On Fri, Sep 28, 2018 at 12:19 PM Josef Bacik <josef@xxxxxxxxxxxxxx> wrote:
>
> We're getting a lockdep splat because we take the dio_sem under the
> log_mutex. What we really need is to protect fsync() from logging an
> extent map for an extent we never waited on higher up, so just guard the
> whole thing with dio_sem.
>
> Signed-off-by: Josef Bacik <josef@xxxxxxxxxxxxxx>
Reviewed-by: Filipe Manana <fdmanana@xxxxxxxx>
Looks good, thanks. However as David said, it would be nice to have a
sample trace pasted in the changelog (several fstests test cases
trigger this often).
> ---
> fs/btrfs/file.c | 12 ++++++++++++
> fs/btrfs/tree-log.c | 2 --
> 2 files changed, 12 insertions(+), 2 deletions(-)
>
> diff --git a/fs/btrfs/file.c b/fs/btrfs/file.c
> index 095f0bb86bb7..c07110edb9de 100644
> --- a/fs/btrfs/file.c
> +++ b/fs/btrfs/file.c
> @@ -2079,6 +2079,14 @@ int btrfs_sync_file(struct file *file, loff_t start, loff_t end, int datasync)
> goto out;
>
> inode_lock(inode);
> +
> + /*
> + * We take the dio_sem here because the tree log stuff can race with
> + * lockless dio writes and get an extent map logged for an extent we
> + * never waited on. We need it this high up for lockdep reasons.
> + */
> + down_write(&BTRFS_I(inode)->dio_sem);
> +
> atomic_inc(&root->log_batch);
>
> /*
> @@ -2087,6 +2095,7 @@ int btrfs_sync_file(struct file *file, loff_t start, loff_t end, int datasync)
> */
> ret = btrfs_wait_ordered_range(inode, start, len);
> if (ret) {
> + up_write(&BTRFS_I(inode)->dio_sem);
> inode_unlock(inode);
> goto out;
> }
> @@ -2110,6 +2119,7 @@ int btrfs_sync_file(struct file *file, loff_t start, loff_t end, int datasync)
> * checked called fsync.
> */
> ret = filemap_check_wb_err(inode->i_mapping, file->f_wb_err);
> + up_write(&BTRFS_I(inode)->dio_sem);
> inode_unlock(inode);
> goto out;
> }
> @@ -2128,6 +2138,7 @@ int btrfs_sync_file(struct file *file, loff_t start, loff_t end, int datasync)

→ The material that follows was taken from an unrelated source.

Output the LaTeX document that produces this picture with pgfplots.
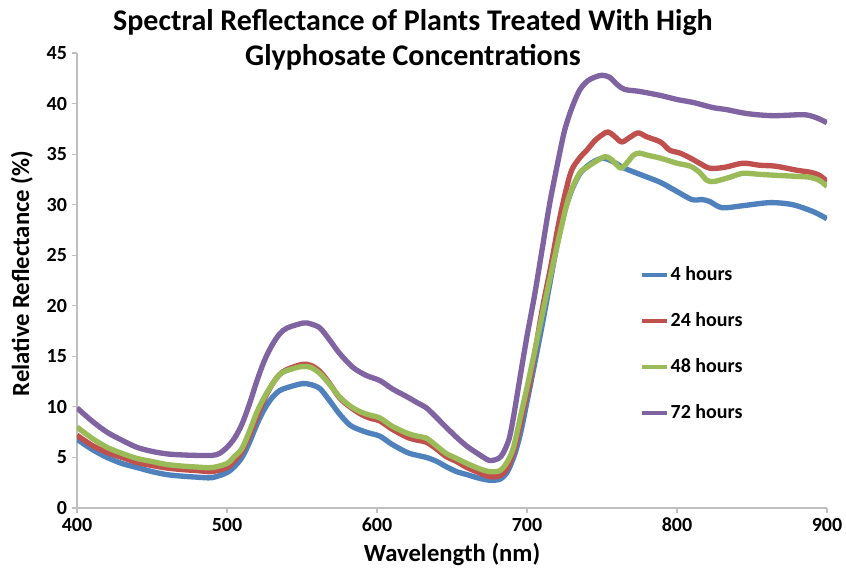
\documentclass[border=0pt]{standalone}
\usepackage{fontspec}
\setmainfont{Carlito}
\usepackage{pgfplots}
\pgfplotsset{compat=1.18}

% Excel 2007 default series colours
\definecolor{xlblue}{HTML}{4F81BD}
\definecolor{xlred}{HTML}{C0504D}
\definecolor{xlgreen}{HTML}{9BBB59}
\definecolor{xlpurple}{HTML}{8064A2}
\definecolor{axgray}{HTML}{BFBFBF}

\begin{document}
\begin{tikzpicture}
\path[use as bounding box] (-57.75pt,-50.25pt) rectangle (576.75pt,381pt);
\begin{axis}[
    at={(0,0)}, anchor=south west,
    scale only axis,
    width=562.5pt, height=341.25pt,
    xmin=400, xmax=900, ymin=0, ymax=45,
    xtick={400,500,...,900},
    ytick={0,5,...,45},
    axis x line*=bottom, axis y line*=left,
    axis line style={axgray, line width=0.8pt},
    tick style={axgray, line width=0.8pt},
    tick align=outside,
    major tick length=4pt,
    /pgf/number format/assume math mode=true,
    ticklabel style={font=\bfseries\fontsize{15}{15}\selectfont, black},
    xlabel={Wavelength (nm)},
    ylabel={Relative Reflectance (\%)},
    label style={font=\bfseries\fontsize{18.5}{18.5}\selectfont},
    xlabel style={at={(axis description cs:0.5,-0.103)}, anchor=center},
    ylabel style={at={(axis description cs:-0.0735,0.515)}, anchor=center},
    title={Spectral Reflectance of Plants Treated With High\\Glyphosate Concentrations},
    title style={at={(axis description cs:0.448,1)}, anchor=center, yshift=3.5pt,
        align=center, font=\bfseries\fontsize{22.5}{26.25}\selectfont},
    legend style={at={(axis description cs:0.745,0.54)}, anchor=north west,
        draw=none, fill=none, row sep=20.5pt,
        font=\bfseries\fontsize{15}{15}\selectfont,
        nodes={inner sep=1pt}},
    legend cell align=left,
    legend image code/.code={\draw[#1, line width=3pt] (0pt,0pt) -- (19pt,0pt);},
    every axis plot/.append style={line width=4pt, line join=round, smooth, tension=0.5},
]
\addplot[xlblue] coordinates {
(400,6.8)(410,5.8)(420,5.0)(430,4.4)(440,4.0)(450,3.6)(460,3.3)(470,3.15)(480,3.05)(490,3.0)
(500,3.5)(505,4.1)(510,5.0)(515,6.5)(520,8.3)(525,9.8)(530,10.9)(535,11.6)(540,11.9)(550,12.3)
(556,12.2)(562,11.8)(568,10.7)(575,9.3)(582,8.2)(589,7.7)(595,7.4)(602,7.1)(610,6.3)(620,5.5)
(627,5.2)(633,5.0)(640,4.6)(646,4.1)(653,3.6)(660,3.3)(668,2.95)(675,2.75)(682,2.85)(687,3.6)
(692,5.4)(696,7.6)(700,10.5)(705,14.2)(710,18)(715,22)(720,26)(725,29.3)(730,31.5)(735,33)
(740,33.8)(745,34.3)(751,34.6)(758,34.2)(765,33.6)(777,32.9)(789,32.2)(800,31.3)(810,30.5)
(817,30.5)(822,30.3)(830,29.7)(844,29.9)(862,30.2)(877,30.0)(891,29.3)(900,28.6)
};
\addlegendentry{4 hours}
\addplot[xlred] coordinates {
(400,7.2)(410,6.2)(420,5.5)(430,5.0)(440,4.5)(450,4.2)(460,3.95)(470,3.8)(480,3.7)(490,3.6)
(500,4.0)(505,4.7)(510,5.6)(515,7.2)(520,9.0)(525,10.8)(530,12.2)(535,13.2)(540,13.7)(550,14.2)
(556,14.1)(562,13.5)(568,12.4)(575,10.9)(582,10.0)(589,9.3)(595,8.9)(602,8.6)(610,7.8)(620,7.0)
(627,6.7)(633,6.5)(640,5.8)(646,5.1)(653,4.6)(660,4.0)(668,3.5)(675,3.1)(682,3.2)(687,4.0)
(692,6.0)(697,9.3)(702,12.6)(710,19.5)(716,24)(722,28.8)(729,33.1)(735,34.6)(740,35.4)(745,36.3)
(750,36.9)(754,37.2)(758,36.8)(763,36.2)(768,36.6)(774,37.1)(780,36.7)(789,36.2)(795,35.4)
(802,35.1)(809,34.6)(815,34.1)(822,33.6)(832,33.7)(844,34.1)(855,33.9)(866,33.8)(880,33.4)
(889,33.2)(895,32.9)(900,32.3)
};
\addlegendentry{24 hours}
\addplot[xlgreen] coordinates {
(400,8.0)(410,6.9)(420,6.0)(430,5.4)(440,4.9)(450,4.6)(460,4.3)(470,4.15)(480,4.05)(490,4.0)
(500,4.4)(505,5.1)(510,5.9)(515,7.6)(520,9.5)(525,11.0)(530,12.2)(535,13.2)(540,13.6)(550,14.0)
(556,13.9)(562,13.3)(568,12.3)(575,11.0)(582,10.1)(589,9.5)(595,9.2)(602,8.9)(610,8.1)(620,7.4)
(627,7.1)(633,6.9)(640,6.1)(646,5.4)(653,4.9)(660,4.4)(668,3.9)(675,3.6)(682,3.7)(687,4.6)
(691,6.0)(696,9.3)(701,12.6)(710,19)(715,22.5)(722,27.2)(728,30.8)(735,33.1)(740,33.7)(745,34.2)
(752,34.75)(756,34.5)(760,33.9)(763,33.6)(767,34.2)(771,34.9)(775,35.1)(780,34.9)(789,34.6)
(800,34.1)(809,33.8)(815,33.2)(820,32.4)(825,32.3)(835,32.7)(844,33.1)(855,33.0)(866,32.9)
(880,32.8)(889,32.7)(895,32.4)(900,31.8)
};
\addlegendentry{48 hours}
\addplot[xlpurple] coordinates {
(400,9.9)(410,8.6)(420,7.5)(430,6.7)(440,6.0)(450,5.6)(460,5.35)(470,5.25)(480,5.2)(490,5.2)
(495,5.4)(500,6.0)(505,6.9)(510,8.3)(515,10.3)(520,12.6)(525,14.6)(530,16.1)(535,17.2)(540,17.8)
(551,18.3)(556,18.2)(562,17.8)(568,16.7)(575,15.3)(584,13.9)(593,13.1)(602,12.6)(610,11.8)
(620,11.0)(627,10.4)(633,9.9)(640,8.9)(646,8.0)(653,7.0)(660,6.1)(668,5.3)(675,4.7)(681,4.9)
(684,5.4)(688,6.8)(691,9.0)(695,12.6)(700,17)(705,21)(710,25.5)(715,30)(720,33.8)(725,37.3)
(730,39.6)(735,41.3)(740,42.2)(745,42.6)(750,42.8)(755,42.6)(760,41.9)(765,41.4)(775,41.2)
(789,40.8)(800,40.4)(811,40.1)(824,39.6)(833,39.4)(847,39.0)(864,38.8)(884,38.9)(891,38.7)
(896,38.4)(900,38.1)
};
\addlegendentry{72 hours}
\end{axis}
\end{tikzpicture}
\end{document}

> trans = btrfs_start_transaction(root, 0);
> if (IS_ERR(trans)) {
> ret = PTR_ERR(trans);
> + up_write(&BTRFS_I(inode)->dio_sem);
> inode_unlock(inode);
> goto out;
> }
> @@ -2149,6 +2160,7 @@ int btrfs_sync_file(struct file *file, loff_t start, loff_t end, int datasync)
> * file again, but that will end up using the synchronization
> * inside btrfs_sync_log to keep things safe.
> */
> + up_write(&BTRFS_I(inode)->dio_sem);
> inode_unlock(inode);
>
> /*
> diff --git a/fs/btrfs/tree-log.c b/fs/btrfs/tree-log.c
> index 1650dc44a5e3..66b7e059b765 100644
> --- a/fs/btrfs/tree-log.c
> +++ b/fs/btrfs/tree-log.c
> @@ -4374,7 +4374,6 @@ static int btrfs_log_changed_extents(struct btrfs_trans_handle *trans,
>
> INIT_LIST_HEAD(&extents);
>
> - down_write(&inode->dio_sem);
> write_lock(&tree->lock);
> test_gen = root->fs_info->last_trans_committed;
> logged_start = start;
> @@ -4440,7 +4439,6 @@ static int btrfs_log_changed_extents(struct btrfs_trans_handle *trans,
> }
> WARN_ON(!list_empty(&extents));
> write_unlock(&tree->lock);
> - up_write(&inode->dio_sem);
>
> btrfs_release_path(path);
> if (!ret)
> --
> 2.14.3
>
--
Filipe David Manana,
“Whether you think you can, or you think you can't — you're right.”